Friday, Dec. 16, 2005 | 7:42 a.m.

The Nevada and Utah congressional delegations are sponsoring legislation that would eliminate the need for the Yucca Mountain project by instead requiring that nuclear waste be stored on-site at the power plants where it is generated. By leaving it there, where it can be stored safely for at least another hundred years, the federal government can rationally find an alternative to Yucca Mountain, a site fraught with intractable problems.

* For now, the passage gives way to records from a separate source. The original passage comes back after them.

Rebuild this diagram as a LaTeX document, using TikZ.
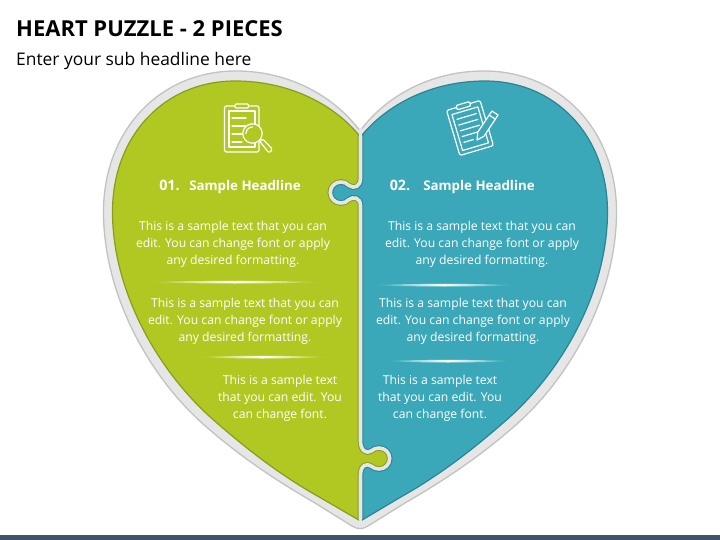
\documentclass[tikz,border=0pt]{standalone}
\usepackage{fontspec}
\setmainfont{Open Sans}
\definecolor{gr}{HTML}{B2C822}
\definecolor{grd}{HTML}{8A9C1E}
\definecolor{te}{HTML}{3AA8B8}
\definecolor{ted}{HTML}{2A8494}
\definecolor{ring}{HTML}{E6E6E6}
\definecolor{ringd}{HTML}{C2C2C2}
\definecolor{bar}{HTML}{3F5468}
\tikzset{
 bodytext/.style={text=white,align=center,font=\fontsize{12.2}{17}\selectfont,inner sep=0pt},
 headtext/.style={text=white,font=\fontsize{13.3}{15}\bfseries\selectfont,inner sep=0pt},
 numtext/.style={text=white,font=\fontsize{14.3}{15}\bfseries\selectfont,inner sep=0pt},
 icon/.style={draw=white,line width=1.2pt,line cap=round,line join=round},
}
\def\lefthalf{(360.5,137) .. controls (335,105) and (290,81) .. (235,81) .. controls (165,81) and (112.5,135) .. (112.5,212) .. controls (112.5,290) and (157,372) .. (217,423) .. controls (248,450) and (280,475) .. (320,497.5) -- (360.5,521)}
\def\righthalf{(360.5,137) .. controls (386,105) and (431,81) .. (485,81) .. controls (555,81) and (607.5,135) .. (607.5,212) .. controls (607.5,290) and (563,372) .. (503,423) .. controls (472,450) and (440,475) .. (400,497.5) -- (360.5,521)}
\def\seam{(360.5,60) -- (360.5,178) .. controls (360.5,187) and (354,189) .. (349,185.5) .. controls (346.5,183) and (344,182) .. (341,182) .. controls (335,182) and (330.3,186.6) .. (330.3,192.5) .. controls (330.3,198.4) and (335,203) .. (341,203) .. controls (344,203) and (346.5,202) .. (349,199.5) .. controls (353,196.5) and (360.5,197) .. (360.5,206) -- (360.5,441) .. controls (360.5,451) and (367,454) .. (371,451) .. controls (373.5,449) and (376,448) .. (379,448) .. controls (385,448) and (389.7,452.6) .. (389.7,458.5) .. controls (389.7,464.4) and (385,469) .. (379,469) .. controls (376,469) and (373.5,468) .. (371,466) .. controls (367,463) and (360.5,465) .. (360.5,475) -- (360.5,530)}
\begin{document}
\begin{tikzpicture}[x=1pt,y=-1pt]
\useasboundingbox (0,0) rectangle (720,540);
\fill[white] (0,0) rectangle (720,540);
\fill[bar] (0,535) rectangle (720,540);
\node[anchor=base west,inner sep=0pt,font=\fontsize{22}{26}\bfseries\selectfont] (title) at (16,36.5) {HEART PUZZLE - 2 PIECES};
\node[anchor=base west,inner sep=0pt,font=\fontsize{17.4}{20}\selectfont] (sub) at (16,66) {Enter your sub headline here};
% outer ring
\path[fill=ring,draw=ringd,line width=1.3pt,line join=round] (360,131) .. controls (335,97) and (290,71) .. (236,71) .. controls (160,71) and (103.5,130) .. (103.5,212) .. controls (103.5,295) and (150,380) .. (210,430) .. controls (240,456) and (275,480) .. (315,503) -- (352,526) .. controls (357,529.5) and (363,529.5) .. (368,526) -- (405,503) .. controls (445,480) and (480,456) .. (510,430) .. controls (570,380) and (616.5,295) .. (616.5,212) .. controls (616.5,130) and (560,71) .. (484,71) .. controls (430,71) and (385,97) .. (360,131) -- cycle;
% pieces
\begin{scope}
\clip (360.5,137) .. controls (386,105) and (431,81) .. (485,81) .. controls (555,81) and (607.5,135) .. (607.5,212) .. controls (607.5,290) and (563,372) .. (503,423) .. controls (472,450) and (440,475) .. (400,497.5) -- (360.5,521) -- (320,497.5) .. controls (280,475) and (248,450) .. (217,423) .. controls (157,372) and (112.5,290) .. (112.5,212) .. controls (112.5,135) and (165,81) .. (235,81) .. controls (290,81) and (335,105) .. cycle;
\begin{scope}
\clip \seam -- (640,530) -- (640,60) -- cycle;
\fill[te] (300,60) rectangle (640,530);
\draw[ted,line width=5.6pt] \seam;
\end{scope}
\begin{scope}
\clip \seam -- (90,530) -- (90,60) -- cycle;
\fill[gr] (90,60) rectangle (400,530);
\draw[grd,line width=5.6pt] \seam;
\end{scope}
\draw[ring,line width=3.6pt] \seam;
\end{scope}
\draw[grd,line width=1.2pt] \lefthalf;
\draw[ted,line width=1.2pt] \righthalf;
\draw[ring,line width=3.6pt] (360.5,128) -- (360.5,150);
\draw[ring,line width=3.6pt] (360.5,505) -- (360.5,526);
% dividers
\shade[left color=gr,right color=gr,middle color=white] (148,282) .. controls (200,280.5) and (270,280.5) .. (322,282) .. controls (270,284) and (200,284) .. (148,282);
\shade[left color=gr,right color=gr,middle color=white] (197,357) .. controls (240,355.5) and (285,355.5) .. (328,357) .. controls (285,359) and (240,359) .. (197,357);
\shade[left color=te,right color=te,middle color=white] (372,285) .. controls (420,283.5) and (470,283.5) .. (515,285) .. controls (470,287) and (420,287) .. (372,285);
\shade[left color=te,right color=te,middle color=white] (385,361) .. controls (425,359.5) and (470,359.5) .. (512,361) .. controls (470,363) and (425,363) .. (385,361);
% text
\node[numtext] (n1) at (169.5,185.5) {01.};
\node[headtext] (h1) at (245,187) {Sample Headline};
\node[numtext] (n2) at (400,185.5) {02.};
\node[headtext] (h2) at (479,187) {Sample Headline};
\node[bodytext] (a1) at (233,244) {This is a sample text that you can\\edit. You can change font or apply\\any desired formatting.};
\node[bodytext] (a2) at (245,321) {This is a sample text that you can\\edit. You can change font or apply\\any desired formatting.};
\node[bodytext] (a3) at (280,398) {This is a sample text\\that you can edit. You\\can change font.};
\node[bodytext] (b1) at (482,244) {This is a sample text that you can\\edit. You can change font or apply\\any desired formatting.};
\node[bodytext] (b2) at (473,321) {This is a sample text that you can\\edit. You can change font or apply\\any desired formatting.};
\node[bodytext] (b3) at (440,398) {This is a sample text\\that you can edit. You\\can change font.};
% left icon
\draw[icon,rounded corners=2pt] (224.5,106) rectangle (259,152);
\draw[icon] (229,111) rectangle (255,147);
\draw[icon,fill=gr,rounded corners=1pt] (235,104) rectangle (248.5,108);
\draw[icon] (232,118) -- (246,118) (232,126) -- (246,126) (232,134) -- (243,134) (232,142) -- (242,142);
\draw[icon,fill=gr] (252.5,133.5) circle (9.7);
\draw[icon] (246,133.5) arc (180:270:6.5);
\draw[icon,rounded corners=1.5pt] (259.5,141) -- (263,139) -- (272.5,149.5) -- (269,153) -- cycle;
% right icon
\begin{scope}[rotate around={16.5:(470,128)}]
\draw[icon,rounded corners=2pt] (452.5,104.5) rectangle (487.5,151.5);
\draw[icon] (456.5,110) rectangle (483.5,147.5);
\draw[icon,fill=te,rounded corners=1pt] (463,102.5) rectangle (477,107);
\draw[icon] (460,116) -- (480,116) (460,122) -- (480,122) (460,128) -- (480,128) (460,134) -- (477,134) (460,140) -- (470,140);
\end{scope}
\draw[icon,fill=te] (477,140) -- (477.8,132.1) -- (491.9,111) -- (498.1,115) -- (484,136.2) -- cycle;
\draw[icon] (489.1,115.1) -- (495.3,119.2);
\end{tikzpicture}
\end{document}
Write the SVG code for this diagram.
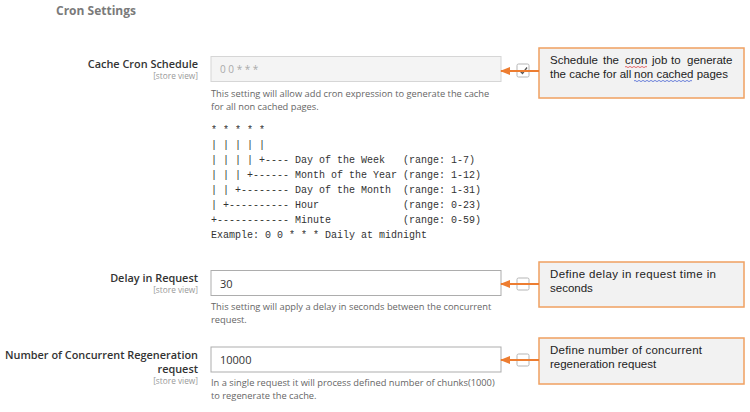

Now it might seem bold of the two states to introduce this legislation, since it was just three years ago that Congress approved President Bush's proposal to build a high-level nuclear waste dump at Yucca Mountain. But in the relatively short span of time since the Bush administration rammed its plan through Congress, much has happened to further jeopardize the proposal to permanently entomb 77,000 tons of high-level nuclear waste in Nevada.

A little more than a year ago the U.S. District Court of Appeals ruled that the Environmental Protection Agency's radiation standard for Yucca Mountain was nowhere near as strict as it should be in protecting the public from dangerous releases of radiation. Then serious allegations surfaced earlier this year that the U.S. Geological Survey had falsified data involving how fast water can travel through the mountain and potentially corrode the canisters containing nuclear waste. And just a month ago, Sen. Pete Domenici, R.-N.M., chairman of the Senate Energy Committee and one of Yucca Mountain's leading proponents, let loose with some of his harshest language ever about the project, saying "it was not a good solution either on straight science, or surely, on economic grounds."

It also is telling that officials from Utah, a state in which an Indian tribe is courting nuclear utilities to store nuclear waste there until Yucca Mountain's fate is decided, are joining Nevada's fight. When Congress approved Bush's Yucca Mountain plan in 2002, Utah's two senators supported the plan -- but now they oppose it.

The latest legislative salvo reminds us yet again of how important it is to not give an inch and maintain the fight against the federal government's irresponsible and dangerous efforts to bury nuclear waste in Nevada.